Written exercise:
Transcribe only the part of the material below that begins at the line containing "Output the web" and ends at the line containing "160, 180, 200];", with both kept and images left out.

Record set:
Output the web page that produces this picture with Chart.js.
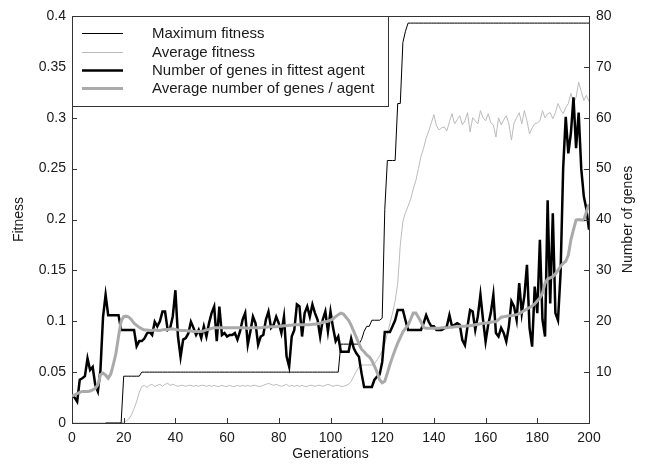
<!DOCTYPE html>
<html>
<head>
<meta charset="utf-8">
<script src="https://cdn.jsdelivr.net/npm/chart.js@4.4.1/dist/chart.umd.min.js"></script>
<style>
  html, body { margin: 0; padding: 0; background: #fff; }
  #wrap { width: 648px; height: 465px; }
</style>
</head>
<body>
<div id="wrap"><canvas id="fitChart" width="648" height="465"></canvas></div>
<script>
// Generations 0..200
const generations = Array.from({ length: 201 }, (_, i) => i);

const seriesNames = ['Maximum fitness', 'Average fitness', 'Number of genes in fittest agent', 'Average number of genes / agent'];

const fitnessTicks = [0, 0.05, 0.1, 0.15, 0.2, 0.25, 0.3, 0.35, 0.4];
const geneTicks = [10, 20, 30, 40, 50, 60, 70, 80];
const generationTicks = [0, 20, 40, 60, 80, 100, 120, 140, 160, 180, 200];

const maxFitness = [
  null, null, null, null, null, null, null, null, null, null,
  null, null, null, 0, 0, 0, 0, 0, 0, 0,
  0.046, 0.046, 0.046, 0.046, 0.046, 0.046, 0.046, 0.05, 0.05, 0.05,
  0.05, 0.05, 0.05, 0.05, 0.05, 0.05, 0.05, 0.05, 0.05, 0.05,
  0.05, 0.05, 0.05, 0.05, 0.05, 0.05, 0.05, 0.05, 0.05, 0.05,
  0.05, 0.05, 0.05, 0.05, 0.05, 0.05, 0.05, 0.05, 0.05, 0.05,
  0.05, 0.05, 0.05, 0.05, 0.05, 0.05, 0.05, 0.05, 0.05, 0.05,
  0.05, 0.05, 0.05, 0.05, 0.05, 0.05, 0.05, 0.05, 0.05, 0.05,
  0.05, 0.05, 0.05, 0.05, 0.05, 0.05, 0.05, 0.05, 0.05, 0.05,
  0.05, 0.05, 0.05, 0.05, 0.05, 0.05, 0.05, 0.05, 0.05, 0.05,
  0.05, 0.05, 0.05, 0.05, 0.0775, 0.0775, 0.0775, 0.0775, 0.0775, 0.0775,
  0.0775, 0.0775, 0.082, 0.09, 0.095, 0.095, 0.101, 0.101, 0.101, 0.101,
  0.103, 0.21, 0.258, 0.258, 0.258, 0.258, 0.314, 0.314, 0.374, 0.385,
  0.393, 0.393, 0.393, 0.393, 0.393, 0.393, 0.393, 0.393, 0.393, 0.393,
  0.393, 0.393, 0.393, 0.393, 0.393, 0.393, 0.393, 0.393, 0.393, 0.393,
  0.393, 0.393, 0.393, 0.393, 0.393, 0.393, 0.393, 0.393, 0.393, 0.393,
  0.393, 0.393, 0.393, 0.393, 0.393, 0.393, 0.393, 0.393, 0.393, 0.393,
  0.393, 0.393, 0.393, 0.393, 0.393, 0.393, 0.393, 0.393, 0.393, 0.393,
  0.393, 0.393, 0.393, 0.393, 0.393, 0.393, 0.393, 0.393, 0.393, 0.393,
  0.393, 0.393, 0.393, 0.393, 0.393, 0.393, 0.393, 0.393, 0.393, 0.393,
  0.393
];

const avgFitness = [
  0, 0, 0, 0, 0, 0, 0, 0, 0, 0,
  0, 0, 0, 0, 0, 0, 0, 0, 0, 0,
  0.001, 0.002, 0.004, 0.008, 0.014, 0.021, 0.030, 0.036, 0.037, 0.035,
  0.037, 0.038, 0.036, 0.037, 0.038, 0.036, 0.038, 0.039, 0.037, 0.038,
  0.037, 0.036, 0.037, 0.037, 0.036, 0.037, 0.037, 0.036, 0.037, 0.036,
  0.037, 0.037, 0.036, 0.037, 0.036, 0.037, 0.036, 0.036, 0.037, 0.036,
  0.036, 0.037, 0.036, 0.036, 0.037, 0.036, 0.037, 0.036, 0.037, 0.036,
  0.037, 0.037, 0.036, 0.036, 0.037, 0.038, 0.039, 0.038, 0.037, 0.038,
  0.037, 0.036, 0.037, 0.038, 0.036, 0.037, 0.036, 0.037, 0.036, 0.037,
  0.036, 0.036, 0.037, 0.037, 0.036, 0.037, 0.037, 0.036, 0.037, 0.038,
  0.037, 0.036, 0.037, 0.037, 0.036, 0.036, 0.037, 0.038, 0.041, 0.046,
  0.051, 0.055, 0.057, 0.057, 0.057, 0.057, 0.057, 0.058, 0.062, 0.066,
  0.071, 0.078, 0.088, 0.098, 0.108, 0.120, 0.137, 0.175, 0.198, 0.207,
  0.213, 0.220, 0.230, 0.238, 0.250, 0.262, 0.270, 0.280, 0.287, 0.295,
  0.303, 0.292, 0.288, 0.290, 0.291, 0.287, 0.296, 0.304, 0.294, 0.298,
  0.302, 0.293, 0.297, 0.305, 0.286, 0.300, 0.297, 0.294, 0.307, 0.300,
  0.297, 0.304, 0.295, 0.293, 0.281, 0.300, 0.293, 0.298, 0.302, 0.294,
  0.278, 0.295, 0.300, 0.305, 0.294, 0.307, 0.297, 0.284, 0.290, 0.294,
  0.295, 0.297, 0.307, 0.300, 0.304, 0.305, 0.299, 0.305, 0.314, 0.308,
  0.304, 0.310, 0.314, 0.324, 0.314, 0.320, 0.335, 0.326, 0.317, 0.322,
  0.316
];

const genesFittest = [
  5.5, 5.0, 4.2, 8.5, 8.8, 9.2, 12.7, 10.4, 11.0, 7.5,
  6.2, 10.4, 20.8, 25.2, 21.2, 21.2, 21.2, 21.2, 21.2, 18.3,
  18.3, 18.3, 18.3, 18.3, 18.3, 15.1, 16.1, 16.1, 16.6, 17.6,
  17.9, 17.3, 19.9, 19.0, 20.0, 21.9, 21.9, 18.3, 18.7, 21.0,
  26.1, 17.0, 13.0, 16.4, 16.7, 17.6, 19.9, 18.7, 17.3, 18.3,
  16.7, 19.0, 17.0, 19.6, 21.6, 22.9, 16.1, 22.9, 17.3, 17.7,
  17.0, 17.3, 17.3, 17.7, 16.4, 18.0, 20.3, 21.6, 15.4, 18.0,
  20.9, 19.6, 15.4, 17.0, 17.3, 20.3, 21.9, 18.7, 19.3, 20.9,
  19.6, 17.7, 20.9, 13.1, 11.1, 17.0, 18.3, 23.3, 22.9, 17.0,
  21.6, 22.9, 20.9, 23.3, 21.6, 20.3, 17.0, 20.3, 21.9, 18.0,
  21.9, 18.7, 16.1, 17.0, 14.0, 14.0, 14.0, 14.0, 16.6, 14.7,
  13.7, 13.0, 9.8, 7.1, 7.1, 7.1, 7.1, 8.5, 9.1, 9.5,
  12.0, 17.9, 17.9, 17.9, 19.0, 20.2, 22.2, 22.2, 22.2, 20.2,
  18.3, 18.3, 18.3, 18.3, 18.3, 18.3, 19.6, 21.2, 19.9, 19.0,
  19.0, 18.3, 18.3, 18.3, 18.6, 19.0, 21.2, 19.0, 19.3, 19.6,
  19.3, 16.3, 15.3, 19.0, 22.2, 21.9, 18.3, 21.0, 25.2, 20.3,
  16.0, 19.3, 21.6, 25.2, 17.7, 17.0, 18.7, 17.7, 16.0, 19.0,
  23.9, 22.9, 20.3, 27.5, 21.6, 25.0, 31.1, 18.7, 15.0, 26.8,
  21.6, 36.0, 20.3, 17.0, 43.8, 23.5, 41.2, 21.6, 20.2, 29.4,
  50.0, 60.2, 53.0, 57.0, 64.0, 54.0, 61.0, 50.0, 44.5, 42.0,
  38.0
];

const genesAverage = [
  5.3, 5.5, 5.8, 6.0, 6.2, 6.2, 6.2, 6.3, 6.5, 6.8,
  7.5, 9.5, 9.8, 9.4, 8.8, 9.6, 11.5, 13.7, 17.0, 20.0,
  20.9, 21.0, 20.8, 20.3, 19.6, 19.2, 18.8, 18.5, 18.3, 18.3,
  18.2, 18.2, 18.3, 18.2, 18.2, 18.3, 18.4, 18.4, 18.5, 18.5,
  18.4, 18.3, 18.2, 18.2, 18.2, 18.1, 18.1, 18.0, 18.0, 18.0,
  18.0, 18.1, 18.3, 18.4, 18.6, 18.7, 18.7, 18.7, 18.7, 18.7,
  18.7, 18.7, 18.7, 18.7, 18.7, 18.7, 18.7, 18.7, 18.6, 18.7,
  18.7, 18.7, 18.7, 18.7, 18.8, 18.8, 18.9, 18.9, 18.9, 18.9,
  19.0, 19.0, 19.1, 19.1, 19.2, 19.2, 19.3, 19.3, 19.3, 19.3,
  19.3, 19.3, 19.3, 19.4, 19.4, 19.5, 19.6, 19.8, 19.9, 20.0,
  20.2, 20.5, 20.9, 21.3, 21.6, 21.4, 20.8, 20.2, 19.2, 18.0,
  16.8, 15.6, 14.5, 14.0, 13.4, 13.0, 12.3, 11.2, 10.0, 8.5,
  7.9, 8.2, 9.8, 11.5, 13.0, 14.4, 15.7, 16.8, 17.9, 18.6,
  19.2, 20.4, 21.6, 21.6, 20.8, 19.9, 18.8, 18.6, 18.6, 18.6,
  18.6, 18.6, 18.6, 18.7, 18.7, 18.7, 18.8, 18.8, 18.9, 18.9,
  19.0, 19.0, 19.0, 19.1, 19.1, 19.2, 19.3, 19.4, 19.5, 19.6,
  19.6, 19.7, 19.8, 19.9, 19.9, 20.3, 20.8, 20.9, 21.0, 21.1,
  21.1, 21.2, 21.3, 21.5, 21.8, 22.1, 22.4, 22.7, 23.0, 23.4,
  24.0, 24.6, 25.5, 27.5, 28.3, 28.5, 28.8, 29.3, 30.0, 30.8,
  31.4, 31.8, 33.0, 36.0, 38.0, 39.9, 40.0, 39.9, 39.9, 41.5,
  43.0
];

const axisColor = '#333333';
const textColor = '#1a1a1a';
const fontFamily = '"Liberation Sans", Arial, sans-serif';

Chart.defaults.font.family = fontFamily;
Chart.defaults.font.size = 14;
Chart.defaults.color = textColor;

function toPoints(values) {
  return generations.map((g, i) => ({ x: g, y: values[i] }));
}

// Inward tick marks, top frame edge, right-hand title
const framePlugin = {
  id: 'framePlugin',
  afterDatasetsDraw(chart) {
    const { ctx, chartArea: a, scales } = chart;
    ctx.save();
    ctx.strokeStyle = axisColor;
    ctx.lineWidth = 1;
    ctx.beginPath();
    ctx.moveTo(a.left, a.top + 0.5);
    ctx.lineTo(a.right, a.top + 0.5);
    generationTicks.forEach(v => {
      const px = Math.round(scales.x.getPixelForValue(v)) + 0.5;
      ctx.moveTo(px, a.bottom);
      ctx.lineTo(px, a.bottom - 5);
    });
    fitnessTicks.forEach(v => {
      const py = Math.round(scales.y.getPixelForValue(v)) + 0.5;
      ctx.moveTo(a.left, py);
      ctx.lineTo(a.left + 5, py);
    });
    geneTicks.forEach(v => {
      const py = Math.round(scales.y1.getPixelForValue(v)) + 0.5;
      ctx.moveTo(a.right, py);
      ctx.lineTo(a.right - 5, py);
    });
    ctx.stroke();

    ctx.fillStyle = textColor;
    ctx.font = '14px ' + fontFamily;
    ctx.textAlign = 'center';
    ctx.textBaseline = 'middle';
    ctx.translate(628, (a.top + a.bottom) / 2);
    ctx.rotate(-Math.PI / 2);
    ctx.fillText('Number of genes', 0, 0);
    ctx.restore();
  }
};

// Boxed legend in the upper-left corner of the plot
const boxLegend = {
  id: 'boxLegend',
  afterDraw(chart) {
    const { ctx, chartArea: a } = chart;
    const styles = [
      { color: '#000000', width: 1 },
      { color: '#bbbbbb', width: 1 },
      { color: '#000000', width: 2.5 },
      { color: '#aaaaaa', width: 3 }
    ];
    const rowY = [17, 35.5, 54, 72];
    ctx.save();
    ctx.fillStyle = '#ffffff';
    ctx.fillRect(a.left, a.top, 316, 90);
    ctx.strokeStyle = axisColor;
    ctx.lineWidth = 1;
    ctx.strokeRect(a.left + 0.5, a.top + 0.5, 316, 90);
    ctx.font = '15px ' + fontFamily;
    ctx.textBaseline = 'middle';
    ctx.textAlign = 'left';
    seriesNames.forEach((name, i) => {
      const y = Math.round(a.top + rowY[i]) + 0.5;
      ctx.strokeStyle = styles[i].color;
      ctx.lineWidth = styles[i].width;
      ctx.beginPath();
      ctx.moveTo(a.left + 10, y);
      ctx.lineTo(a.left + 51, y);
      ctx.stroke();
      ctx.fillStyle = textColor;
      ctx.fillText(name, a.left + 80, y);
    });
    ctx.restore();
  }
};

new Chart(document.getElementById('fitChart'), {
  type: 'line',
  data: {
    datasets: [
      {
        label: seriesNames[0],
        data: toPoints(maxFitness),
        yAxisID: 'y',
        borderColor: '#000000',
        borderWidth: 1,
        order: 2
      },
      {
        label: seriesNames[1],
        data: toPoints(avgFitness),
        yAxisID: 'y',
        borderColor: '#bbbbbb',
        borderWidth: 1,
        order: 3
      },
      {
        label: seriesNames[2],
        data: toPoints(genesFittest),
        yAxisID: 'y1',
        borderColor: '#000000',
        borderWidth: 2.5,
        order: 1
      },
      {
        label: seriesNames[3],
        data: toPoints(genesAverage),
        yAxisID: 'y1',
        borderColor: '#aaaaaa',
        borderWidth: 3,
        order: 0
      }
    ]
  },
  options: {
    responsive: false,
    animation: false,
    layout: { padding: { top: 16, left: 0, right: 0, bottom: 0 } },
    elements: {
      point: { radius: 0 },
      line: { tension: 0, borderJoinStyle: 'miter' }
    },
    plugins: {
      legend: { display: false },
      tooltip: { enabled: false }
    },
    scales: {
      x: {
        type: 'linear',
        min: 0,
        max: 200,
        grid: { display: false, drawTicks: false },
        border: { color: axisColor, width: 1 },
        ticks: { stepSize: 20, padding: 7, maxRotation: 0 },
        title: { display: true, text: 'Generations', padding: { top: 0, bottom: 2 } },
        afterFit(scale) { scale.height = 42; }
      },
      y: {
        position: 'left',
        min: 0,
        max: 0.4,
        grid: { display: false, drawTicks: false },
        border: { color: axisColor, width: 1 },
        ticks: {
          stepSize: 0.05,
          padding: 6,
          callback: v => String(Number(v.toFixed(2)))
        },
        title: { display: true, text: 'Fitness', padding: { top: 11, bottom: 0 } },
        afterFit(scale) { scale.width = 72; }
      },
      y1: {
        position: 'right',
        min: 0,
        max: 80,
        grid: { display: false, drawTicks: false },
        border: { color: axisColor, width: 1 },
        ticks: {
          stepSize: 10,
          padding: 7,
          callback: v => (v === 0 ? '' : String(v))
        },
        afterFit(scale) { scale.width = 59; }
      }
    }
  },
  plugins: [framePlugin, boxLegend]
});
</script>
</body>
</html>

* * *

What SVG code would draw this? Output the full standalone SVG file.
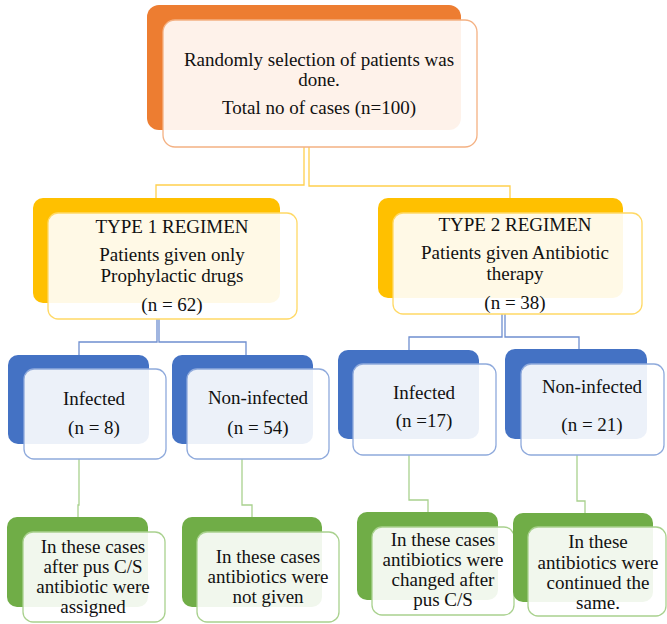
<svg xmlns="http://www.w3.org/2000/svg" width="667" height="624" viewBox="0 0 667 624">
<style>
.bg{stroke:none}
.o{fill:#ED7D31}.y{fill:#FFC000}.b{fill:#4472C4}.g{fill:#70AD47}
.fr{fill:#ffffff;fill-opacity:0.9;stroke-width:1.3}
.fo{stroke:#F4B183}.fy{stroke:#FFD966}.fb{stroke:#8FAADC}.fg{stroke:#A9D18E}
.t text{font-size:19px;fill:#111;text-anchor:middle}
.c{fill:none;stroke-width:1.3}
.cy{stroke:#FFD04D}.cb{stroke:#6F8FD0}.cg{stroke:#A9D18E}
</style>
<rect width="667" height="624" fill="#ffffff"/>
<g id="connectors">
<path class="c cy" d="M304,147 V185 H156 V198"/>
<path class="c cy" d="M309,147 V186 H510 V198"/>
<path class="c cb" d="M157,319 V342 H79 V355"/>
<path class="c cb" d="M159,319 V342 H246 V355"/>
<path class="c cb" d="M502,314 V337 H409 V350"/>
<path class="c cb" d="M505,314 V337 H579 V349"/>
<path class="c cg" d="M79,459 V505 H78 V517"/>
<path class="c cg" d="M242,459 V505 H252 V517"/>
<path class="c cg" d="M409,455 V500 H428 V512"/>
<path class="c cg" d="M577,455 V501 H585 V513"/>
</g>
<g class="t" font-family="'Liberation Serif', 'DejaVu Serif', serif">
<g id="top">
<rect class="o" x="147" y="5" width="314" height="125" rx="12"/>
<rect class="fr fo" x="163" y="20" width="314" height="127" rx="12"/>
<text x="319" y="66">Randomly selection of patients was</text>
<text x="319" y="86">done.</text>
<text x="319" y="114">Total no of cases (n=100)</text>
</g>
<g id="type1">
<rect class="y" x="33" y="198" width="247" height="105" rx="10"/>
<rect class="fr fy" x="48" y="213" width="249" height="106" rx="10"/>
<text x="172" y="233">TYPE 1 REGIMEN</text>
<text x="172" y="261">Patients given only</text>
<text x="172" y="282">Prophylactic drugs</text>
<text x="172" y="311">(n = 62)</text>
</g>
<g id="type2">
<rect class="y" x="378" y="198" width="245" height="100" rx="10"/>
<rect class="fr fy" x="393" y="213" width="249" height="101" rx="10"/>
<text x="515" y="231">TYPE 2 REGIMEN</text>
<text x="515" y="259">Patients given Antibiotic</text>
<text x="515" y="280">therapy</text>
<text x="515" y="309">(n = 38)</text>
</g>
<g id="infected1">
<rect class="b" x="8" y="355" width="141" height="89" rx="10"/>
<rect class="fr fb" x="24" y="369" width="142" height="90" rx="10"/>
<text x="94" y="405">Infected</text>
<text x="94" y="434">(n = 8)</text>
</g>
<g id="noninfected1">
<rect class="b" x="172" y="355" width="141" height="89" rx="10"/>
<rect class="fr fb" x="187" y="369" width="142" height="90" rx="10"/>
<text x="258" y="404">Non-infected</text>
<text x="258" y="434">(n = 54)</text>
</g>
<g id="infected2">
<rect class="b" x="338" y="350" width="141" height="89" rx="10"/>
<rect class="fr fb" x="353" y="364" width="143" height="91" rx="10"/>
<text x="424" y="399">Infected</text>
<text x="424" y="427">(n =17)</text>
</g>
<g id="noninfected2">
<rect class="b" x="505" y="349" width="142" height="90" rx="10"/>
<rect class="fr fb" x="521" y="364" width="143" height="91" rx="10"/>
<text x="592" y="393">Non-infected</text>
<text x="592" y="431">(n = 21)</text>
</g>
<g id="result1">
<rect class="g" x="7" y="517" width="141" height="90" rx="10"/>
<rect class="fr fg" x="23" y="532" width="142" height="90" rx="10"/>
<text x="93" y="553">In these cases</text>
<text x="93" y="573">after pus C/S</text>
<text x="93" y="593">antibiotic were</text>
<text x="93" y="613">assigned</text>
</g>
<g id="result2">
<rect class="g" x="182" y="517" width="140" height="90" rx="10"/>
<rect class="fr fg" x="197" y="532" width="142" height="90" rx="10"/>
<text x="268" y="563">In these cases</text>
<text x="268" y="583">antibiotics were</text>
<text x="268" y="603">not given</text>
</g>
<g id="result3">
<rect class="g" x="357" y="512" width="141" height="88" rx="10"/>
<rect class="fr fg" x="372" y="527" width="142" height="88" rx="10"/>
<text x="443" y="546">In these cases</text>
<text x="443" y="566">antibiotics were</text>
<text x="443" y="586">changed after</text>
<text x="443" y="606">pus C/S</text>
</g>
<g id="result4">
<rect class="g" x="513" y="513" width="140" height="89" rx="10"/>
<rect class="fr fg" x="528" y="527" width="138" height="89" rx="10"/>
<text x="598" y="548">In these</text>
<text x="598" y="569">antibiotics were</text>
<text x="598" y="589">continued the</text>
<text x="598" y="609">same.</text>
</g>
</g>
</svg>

Response:
Output the web page that produces this picture with Chart.js.
<!DOCTYPE html>
<html>
<head>
<meta charset="utf-8">
<script src="https://cdn.jsdelivr.net/npm/chart.js@4.4.1/dist/chart.umd.min.js"></script>
<style>
  html, body { margin: 0; padding: 0; background: #fff; }
  #wrap { width: 648px; height: 465px; }
</style>
</head>
<body>
<div id="wrap"><canvas id="fitChart" width="648" height="465"></canvas></div>
<script>
// Generations 0..200
const generations = Array.from({ length: 201 }, (_, i) => i);

const seriesNames = ['Maximum fitness', 'Average fitness', 'Number of genes in fittest agent', 'Average number of genes / agent'];

const fitnessTicks = [0, 0.05, 0.1, 0.15, 0.2, 0.25, 0.3, 0.35, 0.4];
const geneTicks = [10, 20, 30, 40, 50, 60, 70, 80];
const generationTicks = [0, 20, 40, 60, 80, 100, 120, 140, 160, 180, 200];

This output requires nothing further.